Was mögen die Jünger gedacht haben? Haderten sie mit ihrem gekränkten Glaubensstolz, oder konnten sie sich mit dem Vater und seinem geheilten Sohn freuen? Was mag die Menge der Menschen gedacht haben, als sie Zeugen dieses Wunders wurden? Ließen sie es sich ein Zeichen sein? Konnten sie darin auch eine Botschaft für ihr Leben erkennen?

Es war ein großer Stein, der vom Grab gewälzt wurde am ersten Ostermorgen. Es war Gottes Werk, an dem wir uns nicht messen können mit unseren Kräften und Lebensweisheiten. Und was von Gott kommt, das können wir nicht erzwingen: Nicht in den Krankenhäusern, nicht an den Sterbebetten, nicht in den Sackgassen, in denen wir uns manchmal wiederfinden.

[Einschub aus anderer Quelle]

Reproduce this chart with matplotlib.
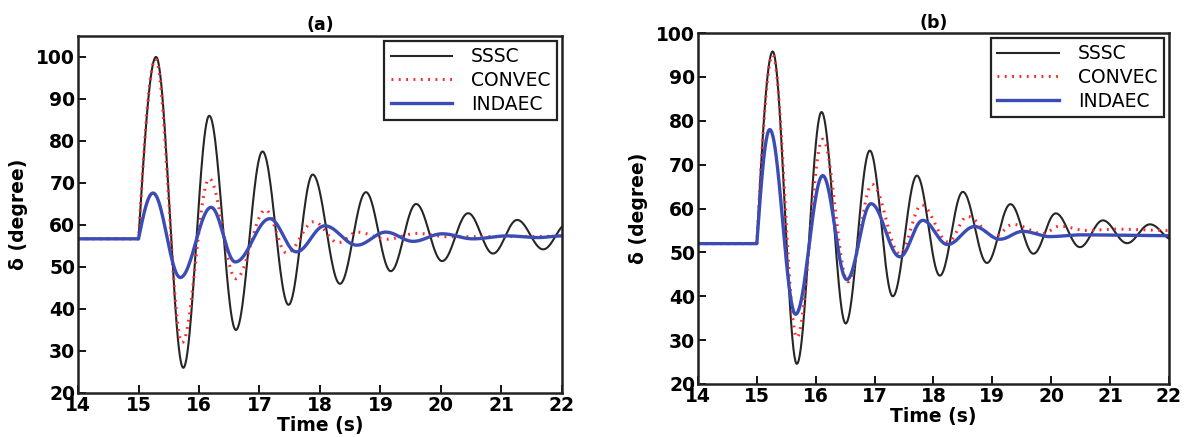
import numpy as np
import matplotlib.pyplot as plt

plt.rcParams['font.family'] = 'DejaVu Sans'

# extrema (time in s, rotor angle in degree)
a_sssc_t = [14, 15.0, 15.29, 15.74, 16.17, 16.61, 17.05, 17.48, 17.88, 18.33, 18.76, 19.17,
            19.59, 20.02, 20.45, 20.86, 21.26, 21.69, 22.1]
a_sssc_v = [56.7, 56.7, 100, 26, 86, 35, 77.5, 41, 72, 46, 67.8, 49,
            65, 51.4, 62.8, 53.2, 61.2, 54.2, 60.5]
a_conv_t = [14, 15.0, 15.28, 15.72, 16.17, 16.61, 17.1, 17.45, 17.9, 18.3, 18.62, 19.1,
            19.6, 20.1, 22.0]
a_conv_v = [56.7, 56.7, 99.5, 32, 71, 47.2, 63.6, 53.3, 60.8, 55.8, 58.3, 56.6,
            58, 57.2, 57.3]
a_ind_t = [14, 15.0, 15.24, 15.69, 16.2, 16.6, 17.17, 17.61, 18.08, 18.61, 19.09, 19.54,
           20.02, 20.53, 21.1, 21.6, 22.0]
a_ind_v = [56.7, 56.7, 67.6, 47.5, 64.2, 51.2, 61.5, 53.6, 59.8, 55.2, 58.3, 56.1,
           57.9, 56.7, 57.4, 57.0, 57.4]

b_sssc_t = [14, 15.0, 15.27, 15.68, 16.1, 16.51, 16.92, 17.31, 17.72, 18.11, 18.5, 18.91,
            19.31, 19.7, 20.08, 20.49, 20.88, 21.29, 21.68, 22.08]
b_sssc_v = [52, 52, 95.8, 24.6, 82, 33.8, 73.2, 40, 67.5, 44.7, 63.8, 47.6,
            61, 49.7, 58.9, 51.2, 57.3, 52.1, 56.4, 52.8]
b_conv_t = [14, 15.0, 15.27, 15.68, 16.12, 16.55, 16.96, 17.43, 17.8, 18.25, 18.58, 19.04,
            19.35, 19.86, 20.15, 20.6, 21.1, 22.0]
b_conv_v = [52, 52, 95, 30.6, 75.8, 43.3, 65.5, 49.7, 60.8, 52.4, 58.2, 53.6,
            56.4, 54.3, 56.0, 55.0, 55.3, 55.0]
b_ind_t = [14, 15.0, 15.22, 15.66, 16.12, 16.53, 16.94, 17.43, 17.82, 18.24, 18.7, 19.13,
           19.52, 19.98, 20.5, 22.0]
b_ind_v = [52, 52, 78, 35.9, 67.5, 43.8, 61.1, 49, 57.3, 51.8, 55.9, 53,
           54.8, 53.6, 54.0, 53.8]

labels = ['SSSC', 'CONVEC', 'INDAEC']


def curve(ts, vs):
    # smooth swing between read extrema; the step at t=15 starts steep
    xs, ys = [], []
    for i in range(len(ts) - 1):
        s = np.linspace(0, 1, 50)
        if i == 1:
            w = np.sin(np.pi / 2 * s)
        else:
            w = (1 - np.cos(np.pi * s)) / 2
        xs.append(ts[i] + (ts[i + 1] - ts[i]) * s)
        ys.append(vs[i] + (vs[i + 1] - vs[i]) * w)
    return np.concatenate(xs), np.concatenate(ys)


def panel(ax, data, title, ylim, yticks):
    styles = [dict(color='#262626', lw=1.5),
              dict(color='#ff2a2a', lw=2.2, ls=(0, (0.6, 1.8))),
              dict(color='#3b4cb4', lw=2.4)]
    for (t, v), lab, st in zip(data, labels, styles):
        x, y = curve(t, v)
        ax.plot(x, y, label=lab, **st)
    ax.set_xlim(14, 22)
    ax.set_ylim(*ylim)
    ax.set_xticks(range(14, 23))
    ax.set_yticks(yticks)
    ax.tick_params(direction='in', length=6, width=1.3, labelsize=13.5, pad=2)
    for lb in ax.get_xticklabels() + ax.get_yticklabels():
        lb.set_fontweight('bold')
    for sp in ax.spines.values():
        sp.set_linewidth(1.8)
        sp.set_color('#222222')
    ax.set_title(title, fontsize=12.5, fontweight='bold', pad=4)
    ax.set_xlabel('Time (s)', fontsize=13.5, fontweight='bold', labelpad=1)
    ax.set_ylabel('δ (degree)', fontsize=13.5, fontweight='bold', labelpad=6)
    leg = ax.legend(loc='upper right', fontsize=13.5, frameon=True, fancybox=False,
                    edgecolor='#222222', framealpha=1, handlelength=3.3,
                    labelspacing=0.25, borderaxespad=0.25, handletextpad=1.0,
                    borderpad=0.35)
    leg.get_frame().set_linewidth(1.6)


fig = plt.figure(figsize=(11.86, 4.37), dpi=100)
ax1 = fig.add_axes([0.0658, 0.1007, 0.408, 0.817])
ax2 = fig.add_axes([0.5885, 0.1213, 0.397, 0.803])

panel(ax1, [(a_sssc_t, a_sssc_v), (a_conv_t, a_conv_v), (a_ind_t, a_ind_v)],
      '(a)', (20, 105), range(20, 101, 10))
panel(ax2, [(b_sssc_t, b_sssc_v), (b_conv_t, b_conv_v), (b_ind_t, b_ind_v)],
      '(b)', (20, 100), range(20, 101, 10))

fig.savefig('out.png', dpi=100)
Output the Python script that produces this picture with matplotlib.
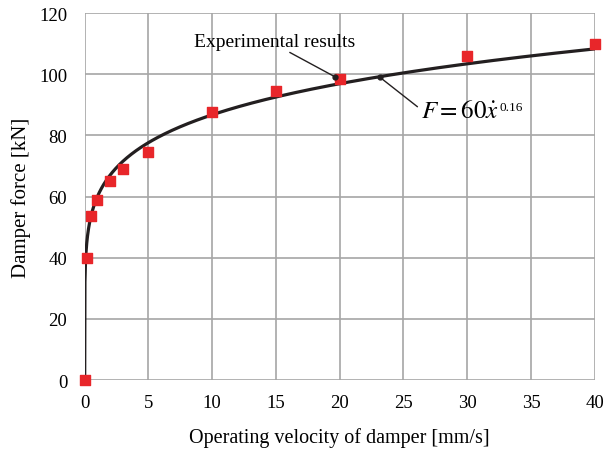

Uns bleibt, um Hilfe zu bitten: Hilfe in Not, Hilfe für unseren Unglauben, Hilfe, wenn doch das Schlimmste eingetreten ist und wie ein Stein auf unserer Seele lastet. Um Hilfe zu bitten, zu rufen und zu hoffen – das ist weit mehr, als Menschen gemeinhin gegeben ist. Und es ist weit mehr, weil wir unsere Bitte an den richten, der an allem Anfang und an jedem Ende mit uns ist:

Im Lärm der Welt, im Durcheinander der Gefühle und Gedanken, da ist seine Stimme mitunter schwer zu verstehen. Doch er hört uns, und er sieht uns, und er macht den Glauben und das Leben neu.

Und der Friede Gottes, der höher ist als alle Vernunft
bewahre Eure Herzen und Sinne in Christus Jesus. Amen.